## [REQUIRED WORK]
Take the listing from its first line through the line that contains "function textWidth(s, size)" and please retype those lines exactly, leaving out the pictures.

━━ SOURCE DATA ━━

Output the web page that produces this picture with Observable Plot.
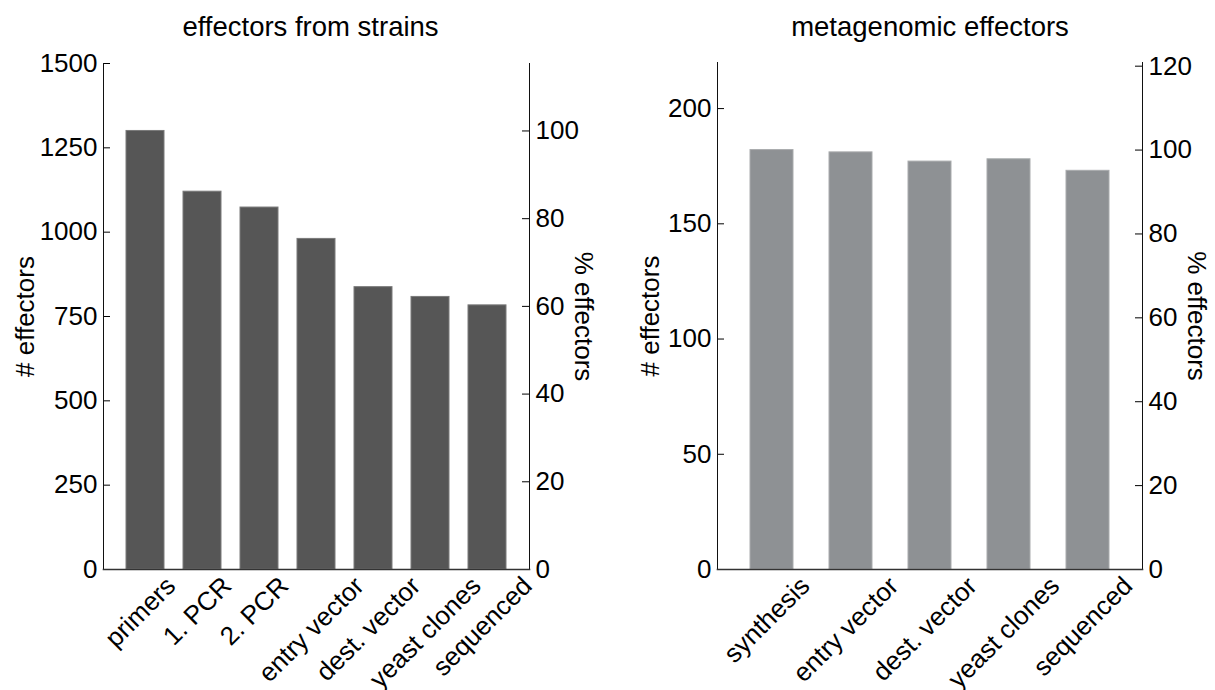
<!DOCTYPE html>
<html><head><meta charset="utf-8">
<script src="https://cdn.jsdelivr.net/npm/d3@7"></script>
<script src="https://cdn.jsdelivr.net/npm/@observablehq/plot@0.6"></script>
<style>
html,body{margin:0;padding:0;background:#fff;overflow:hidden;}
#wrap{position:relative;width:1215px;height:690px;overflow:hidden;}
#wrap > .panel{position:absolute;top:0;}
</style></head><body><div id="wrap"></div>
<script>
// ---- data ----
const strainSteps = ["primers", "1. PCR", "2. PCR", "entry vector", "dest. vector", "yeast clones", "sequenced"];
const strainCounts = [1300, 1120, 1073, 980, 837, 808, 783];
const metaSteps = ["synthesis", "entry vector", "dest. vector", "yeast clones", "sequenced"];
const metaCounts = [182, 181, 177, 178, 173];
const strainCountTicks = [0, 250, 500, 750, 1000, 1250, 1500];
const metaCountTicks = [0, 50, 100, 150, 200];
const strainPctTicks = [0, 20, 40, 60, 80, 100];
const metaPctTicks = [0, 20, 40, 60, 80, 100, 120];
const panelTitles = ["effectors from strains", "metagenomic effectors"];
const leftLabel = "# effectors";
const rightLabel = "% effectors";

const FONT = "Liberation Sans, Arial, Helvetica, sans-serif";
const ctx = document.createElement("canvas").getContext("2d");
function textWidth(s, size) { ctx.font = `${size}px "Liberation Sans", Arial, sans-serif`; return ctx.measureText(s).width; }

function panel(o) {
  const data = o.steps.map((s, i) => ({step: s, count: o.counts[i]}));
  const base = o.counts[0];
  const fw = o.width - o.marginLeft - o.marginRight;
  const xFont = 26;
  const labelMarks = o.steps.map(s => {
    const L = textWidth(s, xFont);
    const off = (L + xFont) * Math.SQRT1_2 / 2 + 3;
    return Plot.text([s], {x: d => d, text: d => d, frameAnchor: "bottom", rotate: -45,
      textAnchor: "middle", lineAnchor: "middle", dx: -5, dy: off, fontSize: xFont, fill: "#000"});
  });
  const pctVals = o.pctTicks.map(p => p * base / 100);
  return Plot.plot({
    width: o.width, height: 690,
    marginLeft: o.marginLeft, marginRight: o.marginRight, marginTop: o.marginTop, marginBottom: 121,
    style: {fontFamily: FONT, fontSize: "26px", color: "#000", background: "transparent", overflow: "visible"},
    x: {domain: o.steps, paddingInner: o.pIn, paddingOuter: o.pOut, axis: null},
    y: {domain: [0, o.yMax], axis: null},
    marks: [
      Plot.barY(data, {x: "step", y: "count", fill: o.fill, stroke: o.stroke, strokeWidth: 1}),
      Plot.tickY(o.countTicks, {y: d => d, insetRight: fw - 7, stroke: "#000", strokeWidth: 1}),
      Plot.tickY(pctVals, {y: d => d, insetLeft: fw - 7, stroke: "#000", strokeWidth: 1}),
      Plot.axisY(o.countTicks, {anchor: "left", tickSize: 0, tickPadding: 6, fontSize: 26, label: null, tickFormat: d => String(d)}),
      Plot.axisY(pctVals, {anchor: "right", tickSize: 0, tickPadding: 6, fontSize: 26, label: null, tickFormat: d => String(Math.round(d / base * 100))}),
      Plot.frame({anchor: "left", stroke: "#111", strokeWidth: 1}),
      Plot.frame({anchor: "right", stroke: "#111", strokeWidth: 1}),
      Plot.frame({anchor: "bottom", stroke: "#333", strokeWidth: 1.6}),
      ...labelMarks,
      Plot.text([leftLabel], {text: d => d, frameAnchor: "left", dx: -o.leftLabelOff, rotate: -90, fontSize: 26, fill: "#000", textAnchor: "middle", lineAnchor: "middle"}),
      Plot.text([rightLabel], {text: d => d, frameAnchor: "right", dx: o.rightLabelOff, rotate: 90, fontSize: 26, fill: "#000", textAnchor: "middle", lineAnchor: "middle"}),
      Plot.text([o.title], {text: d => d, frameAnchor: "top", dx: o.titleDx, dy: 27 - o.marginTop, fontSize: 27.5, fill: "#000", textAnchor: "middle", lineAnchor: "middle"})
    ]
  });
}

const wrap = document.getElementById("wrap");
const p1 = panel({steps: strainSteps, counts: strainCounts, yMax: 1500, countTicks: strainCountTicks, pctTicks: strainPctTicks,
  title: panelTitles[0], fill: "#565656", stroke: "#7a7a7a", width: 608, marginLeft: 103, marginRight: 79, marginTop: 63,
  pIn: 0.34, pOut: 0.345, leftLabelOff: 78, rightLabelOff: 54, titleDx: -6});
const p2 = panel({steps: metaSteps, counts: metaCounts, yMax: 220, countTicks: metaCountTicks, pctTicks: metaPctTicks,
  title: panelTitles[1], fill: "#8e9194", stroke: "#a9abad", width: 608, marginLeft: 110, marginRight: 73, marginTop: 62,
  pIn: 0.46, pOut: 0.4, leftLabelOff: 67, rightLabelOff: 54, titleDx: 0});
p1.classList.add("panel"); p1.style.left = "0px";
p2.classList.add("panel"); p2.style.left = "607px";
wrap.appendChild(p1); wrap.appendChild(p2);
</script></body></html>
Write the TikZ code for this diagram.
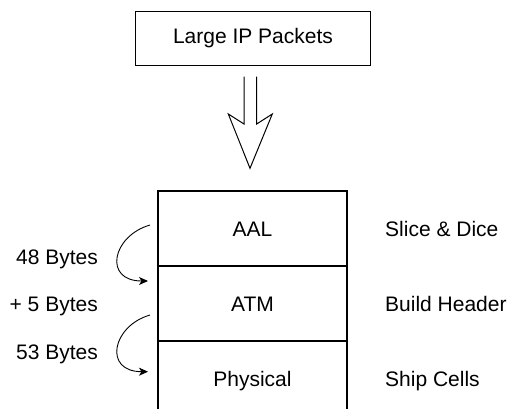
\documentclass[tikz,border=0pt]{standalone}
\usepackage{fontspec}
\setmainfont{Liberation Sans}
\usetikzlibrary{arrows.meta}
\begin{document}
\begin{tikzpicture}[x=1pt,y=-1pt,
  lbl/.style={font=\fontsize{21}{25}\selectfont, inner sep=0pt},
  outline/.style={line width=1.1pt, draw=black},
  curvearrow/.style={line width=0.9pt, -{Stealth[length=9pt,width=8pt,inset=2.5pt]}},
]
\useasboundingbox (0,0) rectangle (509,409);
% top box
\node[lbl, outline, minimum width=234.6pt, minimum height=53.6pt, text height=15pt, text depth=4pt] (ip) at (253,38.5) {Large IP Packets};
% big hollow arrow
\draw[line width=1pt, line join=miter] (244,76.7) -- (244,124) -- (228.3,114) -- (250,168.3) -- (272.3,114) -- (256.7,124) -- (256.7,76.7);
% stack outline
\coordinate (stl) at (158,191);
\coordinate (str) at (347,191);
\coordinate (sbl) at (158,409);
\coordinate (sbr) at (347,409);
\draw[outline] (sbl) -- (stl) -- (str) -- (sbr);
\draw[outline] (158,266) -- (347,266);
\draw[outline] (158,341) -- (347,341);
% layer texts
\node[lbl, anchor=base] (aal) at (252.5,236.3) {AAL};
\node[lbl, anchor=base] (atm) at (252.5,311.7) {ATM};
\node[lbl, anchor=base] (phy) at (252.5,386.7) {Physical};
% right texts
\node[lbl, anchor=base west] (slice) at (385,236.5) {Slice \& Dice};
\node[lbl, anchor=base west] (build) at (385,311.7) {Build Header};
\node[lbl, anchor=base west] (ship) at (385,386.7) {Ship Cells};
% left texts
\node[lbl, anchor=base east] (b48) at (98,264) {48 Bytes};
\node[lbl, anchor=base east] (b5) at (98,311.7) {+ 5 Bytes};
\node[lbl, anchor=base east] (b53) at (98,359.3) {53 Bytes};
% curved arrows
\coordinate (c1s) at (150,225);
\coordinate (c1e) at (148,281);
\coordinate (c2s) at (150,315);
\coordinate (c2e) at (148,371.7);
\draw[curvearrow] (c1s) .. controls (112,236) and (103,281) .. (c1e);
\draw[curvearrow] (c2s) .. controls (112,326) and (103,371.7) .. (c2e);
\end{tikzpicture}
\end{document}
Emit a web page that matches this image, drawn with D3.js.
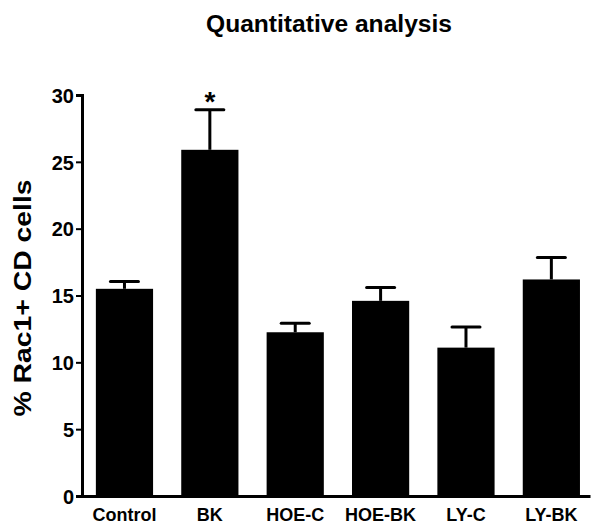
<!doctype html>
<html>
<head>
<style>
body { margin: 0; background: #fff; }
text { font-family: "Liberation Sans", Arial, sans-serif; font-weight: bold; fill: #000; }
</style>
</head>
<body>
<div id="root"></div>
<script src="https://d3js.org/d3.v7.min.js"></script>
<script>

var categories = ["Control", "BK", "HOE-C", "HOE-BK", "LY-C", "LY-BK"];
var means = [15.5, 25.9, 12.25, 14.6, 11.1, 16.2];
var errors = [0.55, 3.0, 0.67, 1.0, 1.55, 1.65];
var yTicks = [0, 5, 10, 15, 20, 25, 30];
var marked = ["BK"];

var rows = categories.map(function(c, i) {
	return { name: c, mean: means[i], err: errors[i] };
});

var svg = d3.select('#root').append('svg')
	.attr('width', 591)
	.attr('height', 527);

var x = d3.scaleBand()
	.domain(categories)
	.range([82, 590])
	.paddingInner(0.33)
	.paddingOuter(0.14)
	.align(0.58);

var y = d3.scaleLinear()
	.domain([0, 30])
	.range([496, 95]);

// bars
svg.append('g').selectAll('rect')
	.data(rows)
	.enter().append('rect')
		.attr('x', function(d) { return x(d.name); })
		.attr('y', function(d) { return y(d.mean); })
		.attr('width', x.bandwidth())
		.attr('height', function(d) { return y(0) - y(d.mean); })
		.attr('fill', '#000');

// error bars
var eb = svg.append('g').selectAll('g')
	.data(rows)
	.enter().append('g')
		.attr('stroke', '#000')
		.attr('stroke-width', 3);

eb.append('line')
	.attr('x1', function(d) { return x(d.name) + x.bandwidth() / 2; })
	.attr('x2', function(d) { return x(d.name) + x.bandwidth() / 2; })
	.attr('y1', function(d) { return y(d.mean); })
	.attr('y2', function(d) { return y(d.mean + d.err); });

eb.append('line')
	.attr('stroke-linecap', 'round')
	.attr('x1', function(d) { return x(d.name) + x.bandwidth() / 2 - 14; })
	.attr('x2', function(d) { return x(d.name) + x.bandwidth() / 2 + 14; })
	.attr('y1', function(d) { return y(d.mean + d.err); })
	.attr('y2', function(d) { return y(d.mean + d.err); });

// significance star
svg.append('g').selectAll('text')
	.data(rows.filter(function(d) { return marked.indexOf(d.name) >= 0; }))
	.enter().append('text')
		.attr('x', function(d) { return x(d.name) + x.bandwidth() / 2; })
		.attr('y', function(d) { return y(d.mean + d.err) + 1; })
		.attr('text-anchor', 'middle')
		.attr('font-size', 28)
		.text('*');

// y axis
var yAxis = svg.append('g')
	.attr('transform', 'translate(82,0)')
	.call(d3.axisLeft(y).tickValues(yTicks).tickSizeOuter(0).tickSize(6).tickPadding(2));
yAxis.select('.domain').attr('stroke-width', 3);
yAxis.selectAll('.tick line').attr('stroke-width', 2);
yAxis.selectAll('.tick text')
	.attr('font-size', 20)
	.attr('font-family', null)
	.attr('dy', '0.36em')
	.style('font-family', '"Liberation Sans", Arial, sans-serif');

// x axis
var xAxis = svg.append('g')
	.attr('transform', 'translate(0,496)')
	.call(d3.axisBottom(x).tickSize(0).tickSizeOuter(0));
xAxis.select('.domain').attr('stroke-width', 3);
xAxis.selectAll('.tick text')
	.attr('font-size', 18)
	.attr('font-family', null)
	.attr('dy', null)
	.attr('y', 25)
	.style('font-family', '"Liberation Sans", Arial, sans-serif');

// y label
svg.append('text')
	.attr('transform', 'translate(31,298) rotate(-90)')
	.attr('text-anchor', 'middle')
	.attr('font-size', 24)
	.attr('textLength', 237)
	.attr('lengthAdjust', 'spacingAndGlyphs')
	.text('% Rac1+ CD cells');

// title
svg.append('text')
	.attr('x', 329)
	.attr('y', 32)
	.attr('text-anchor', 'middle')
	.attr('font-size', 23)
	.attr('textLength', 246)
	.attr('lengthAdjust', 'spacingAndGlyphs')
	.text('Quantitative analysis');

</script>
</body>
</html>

━━━

## [WORKED SOLUTION]
Output the web page that produces this picture with Observable Plot.
<!DOCTYPE html>
<html><head><meta charset="utf-8">
<script src="https://cdn.jsdelivr.net/npm/d3@7"></script>
<script src="https://cdn.jsdelivr.net/npm/@observablehq/plot@0.6"></script>
<style>
html,body{margin:0;padding:0;background:#fff;overflow:hidden;}
#wrap{position:relative;width:1215px;height:690px;overflow:hidden;}
#wrap > .panel{position:absolute;top:0;}
</style></head><body><div id="wrap"></div>
<script>
// ---- data ----
const strainSteps = ["primers", "1. PCR", "2. PCR", "entry vector", "dest. vector", "yeast clones", "sequenced"];
const strainCounts = [1300, 1120, 1073, 980, 837, 808, 783];
const metaSteps = ["synthesis", "entry vector", "dest. vector", "yeast clones", "sequenced"];
const metaCounts = [182, 181, 177, 178, 173];
const strainCountTicks = [0, 250, 500, 750, 1000, 1250, 1500];
const metaCountTicks = [0, 50, 100, 150, 200];
const strainPctTicks = [0, 20, 40, 60, 80, 100];
const metaPctTicks = [0, 20, 40, 60, 80, 100, 120];
const panelTitles = ["effectors from strains", "metagenomic effectors"];
const leftLabel = "# effectors";
const rightLabel = "% effectors";

const FONT = "Liberation Sans, Arial, Helvetica, sans-serif";
const ctx = document.createElement("canvas").getContext("2d");
function textWidth(s, size) { ctx.font = `${size}px "Liberation Sans", Arial, sans-serif`; return ctx.measureText(s).width; }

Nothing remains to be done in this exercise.